--- What to do ---
Reproduce the listing exactly and skip over any pictures.
▬▬▬
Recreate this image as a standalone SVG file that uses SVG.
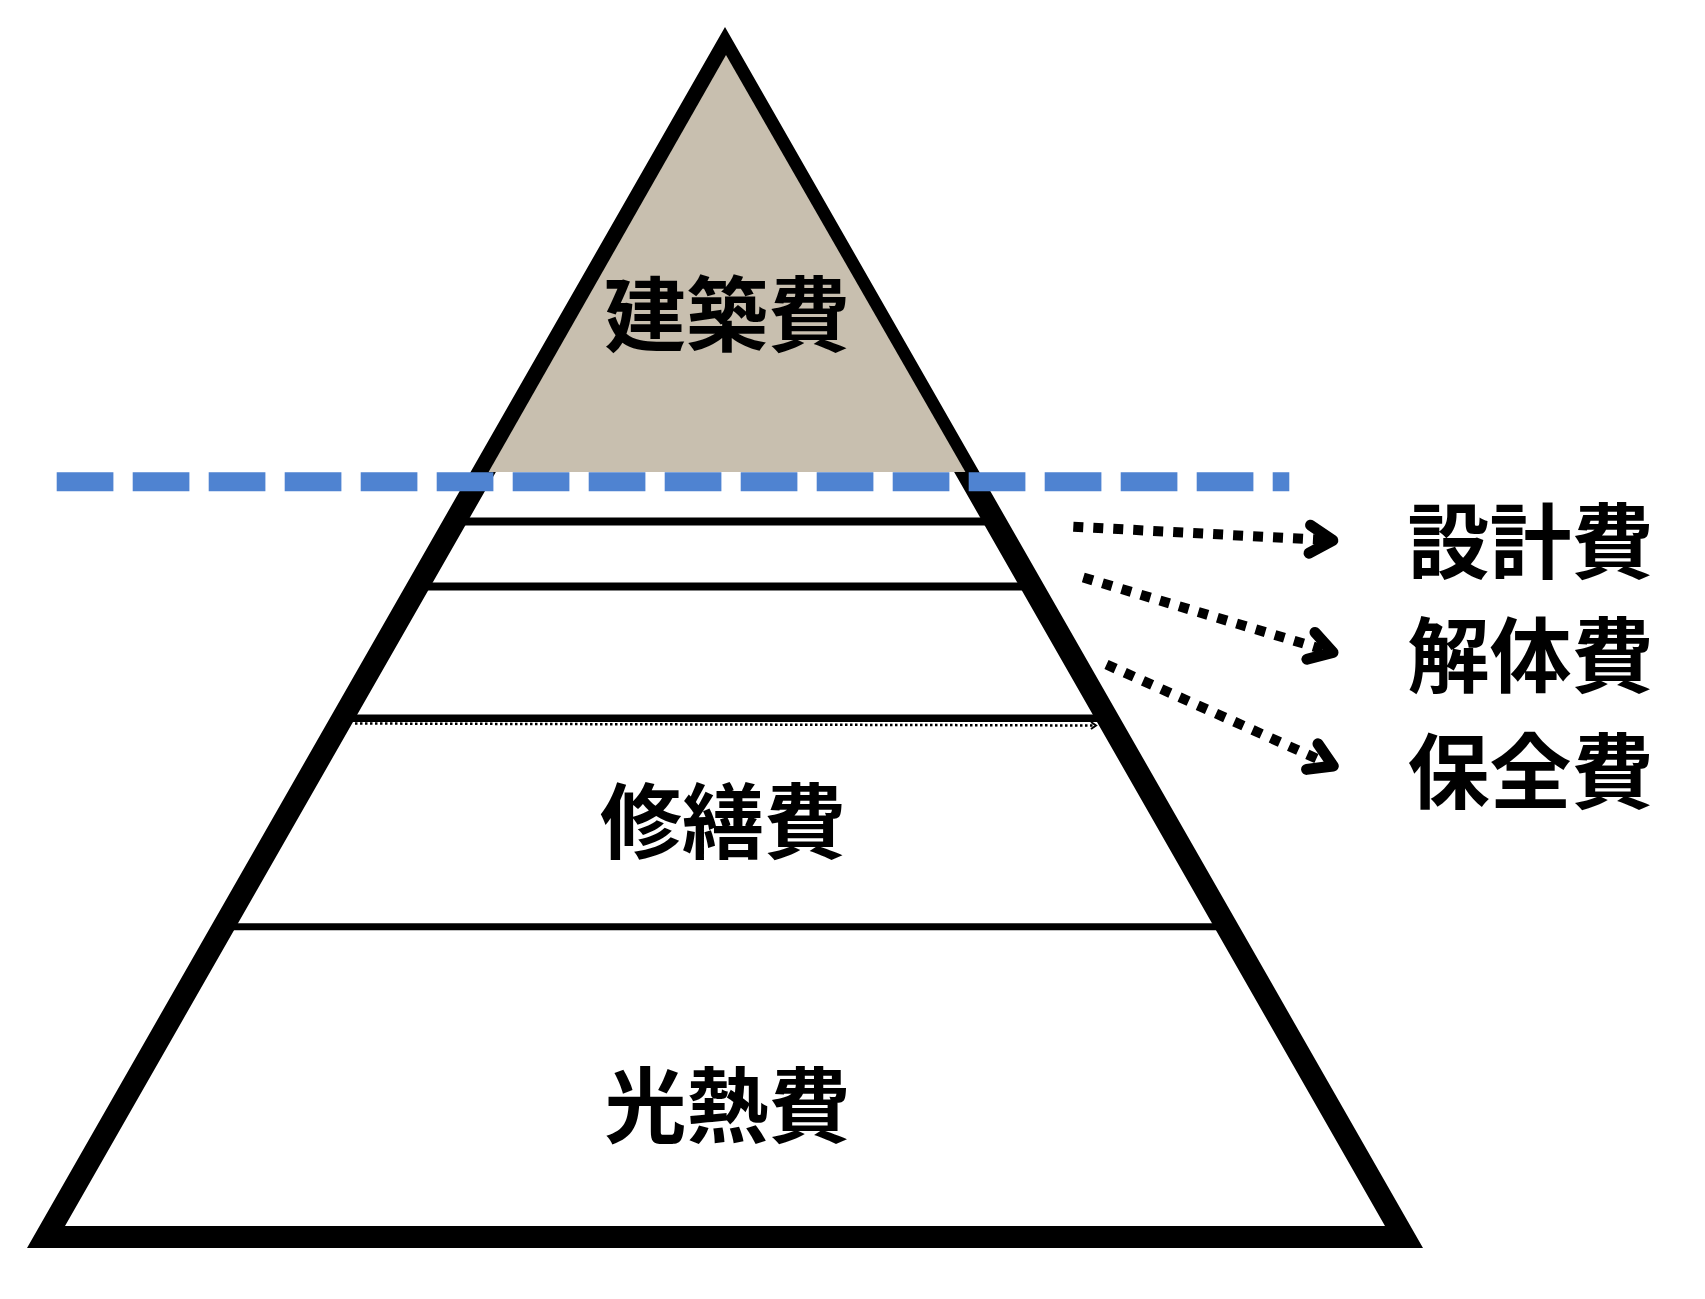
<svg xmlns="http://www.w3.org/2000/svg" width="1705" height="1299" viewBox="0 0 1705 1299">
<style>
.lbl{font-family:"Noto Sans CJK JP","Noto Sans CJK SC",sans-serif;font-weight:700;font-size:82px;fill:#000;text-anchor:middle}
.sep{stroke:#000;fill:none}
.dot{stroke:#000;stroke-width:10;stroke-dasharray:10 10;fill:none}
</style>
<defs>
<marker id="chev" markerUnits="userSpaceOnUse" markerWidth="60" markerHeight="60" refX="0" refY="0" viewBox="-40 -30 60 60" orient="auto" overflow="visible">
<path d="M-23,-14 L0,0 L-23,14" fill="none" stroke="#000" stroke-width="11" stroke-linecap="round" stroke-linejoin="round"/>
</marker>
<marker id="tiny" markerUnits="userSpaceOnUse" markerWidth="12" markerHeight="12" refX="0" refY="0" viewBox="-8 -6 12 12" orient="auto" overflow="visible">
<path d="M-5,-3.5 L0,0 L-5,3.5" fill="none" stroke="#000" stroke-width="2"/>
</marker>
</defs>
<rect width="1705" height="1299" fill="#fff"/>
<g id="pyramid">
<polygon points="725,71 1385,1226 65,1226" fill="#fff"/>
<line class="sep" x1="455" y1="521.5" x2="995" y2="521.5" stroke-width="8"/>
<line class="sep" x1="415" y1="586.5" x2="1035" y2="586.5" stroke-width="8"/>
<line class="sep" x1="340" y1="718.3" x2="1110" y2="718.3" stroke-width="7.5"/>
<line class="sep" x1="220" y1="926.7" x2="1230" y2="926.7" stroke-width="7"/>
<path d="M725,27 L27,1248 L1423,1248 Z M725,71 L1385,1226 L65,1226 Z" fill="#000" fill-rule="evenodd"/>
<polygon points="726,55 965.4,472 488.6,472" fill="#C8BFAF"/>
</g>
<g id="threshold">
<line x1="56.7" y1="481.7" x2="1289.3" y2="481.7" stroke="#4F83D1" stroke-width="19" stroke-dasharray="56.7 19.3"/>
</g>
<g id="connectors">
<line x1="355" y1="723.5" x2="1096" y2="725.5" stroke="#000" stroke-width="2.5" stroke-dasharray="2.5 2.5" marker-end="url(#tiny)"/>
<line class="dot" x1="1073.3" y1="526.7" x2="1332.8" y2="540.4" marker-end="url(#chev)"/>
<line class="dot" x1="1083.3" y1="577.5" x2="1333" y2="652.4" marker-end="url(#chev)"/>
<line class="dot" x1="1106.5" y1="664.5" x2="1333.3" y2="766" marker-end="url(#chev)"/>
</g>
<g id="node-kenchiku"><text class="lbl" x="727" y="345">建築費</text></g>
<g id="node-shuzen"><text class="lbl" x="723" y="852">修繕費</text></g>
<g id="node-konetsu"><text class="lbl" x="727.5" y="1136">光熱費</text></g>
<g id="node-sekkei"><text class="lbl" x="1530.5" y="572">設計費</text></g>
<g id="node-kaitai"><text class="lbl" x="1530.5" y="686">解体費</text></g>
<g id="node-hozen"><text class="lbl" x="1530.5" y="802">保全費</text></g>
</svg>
▬▬▬
--- Reply ---
Recreate this image as a standalone SVG file that uses SVG.
<svg xmlns="http://www.w3.org/2000/svg" width="1705" height="1299" viewBox="0 0 1705 1299">
<style>
.lbl{font-family:"Noto Sans CJK JP","Noto Sans CJK SC",sans-serif;font-weight:700;font-size:82px;fill:#000;text-anchor:middle}
.sep{stroke:#000;fill:none}
.dot{stroke:#000;stroke-width:10;stroke-dasharray:10 10;fill:none}
</style>
<defs>
<marker id="chev" markerUnits="userSpaceOnUse" markerWidth="60" markerHeight="60" refX="0" refY="0" viewBox="-40 -30 60 60" orient="auto" overflow="visible">
<path d="M-23,-14 L0,0 L-23,14" fill="none" stroke="#000" stroke-width="11" stroke-linecap="round" stroke-linejoin="round"/>
</marker>
<marker id="tiny" markerUnits="userSpaceOnUse" markerWidth="12" markerHeight="12" refX="0" refY="0" viewBox="-8 -6 12 12" orient="auto" overflow="visible">
<path d="M-5,-3.5 L0,0 L-5,3.5" fill="none" stroke="#000" stroke-width="2"/>
</marker>
</defs>
<rect width="1705" height="1299" fill="#fff"/>
<g id="pyramid">
<polygon points="725,71 1385,1226 65,1226" fill="#fff"/>
<line class="sep" x1="455" y1="521.5" x2="995" y2="521.5" stroke-width="8"/>
<line class="sep" x1="415" y1="586.5" x2="1035" y2="586.5" stroke-width="8"/>
<line class="sep" x1="340" y1="718.3" x2="1110" y2="718.3" stroke-width="7.5"/>
<line class="sep" x1="220" y1="926.7" x2="1230" y2="926.7" stroke-width="7"/>
<path d="M725,27 L27,1248 L1423,1248 Z M725,71 L1385,1226 L65,1226 Z" fill="#000" fill-rule="evenodd"/>
<polygon points="726,55 965.4,472 488.6,472" fill="#C8BFAF"/>
</g>
<g id="threshold">
<line x1="56.7" y1="481.7" x2="1289.3" y2="481.7" stroke="#4F83D1" stroke-width="19" stroke-dasharray="56.7 19.3"/>
</g>
<g id="connectors">
<line x1="355" y1="723.5" x2="1096" y2="725.5" stroke="#000" stroke-width="2.5" stroke-dasharray="2.5 2.5" marker-end="url(#tiny)"/>
<line class="dot" x1="1073.3" y1="526.7" x2="1332.8" y2="540.4" marker-end="url(#chev)"/>
<line class="dot" x1="1083.3" y1="577.5" x2="1333" y2="652.4" marker-end="url(#chev)"/>
<line class="dot" x1="1106.5" y1="664.5" x2="1333.3" y2="766" marker-end="url(#chev)"/>
</g>
<g id="node-kenchiku"><text class="lbl" x="727" y="345">建築費</text></g>
<g id="node-shuzen"><text class="lbl" x="723" y="852">修繕費</text></g>
<g id="node-konetsu"><text class="lbl" x="727.5" y="1136">光熱費</text></g>
<g id="node-sekkei"><text class="lbl" x="1530.5" y="572">設計費</text></g>
<g id="node-kaitai"><text class="lbl" x="1530.5" y="686">解体費</text></g>
<g id="node-hozen"><text class="lbl" x="1530.5" y="802">保全費</text></g>
</svg>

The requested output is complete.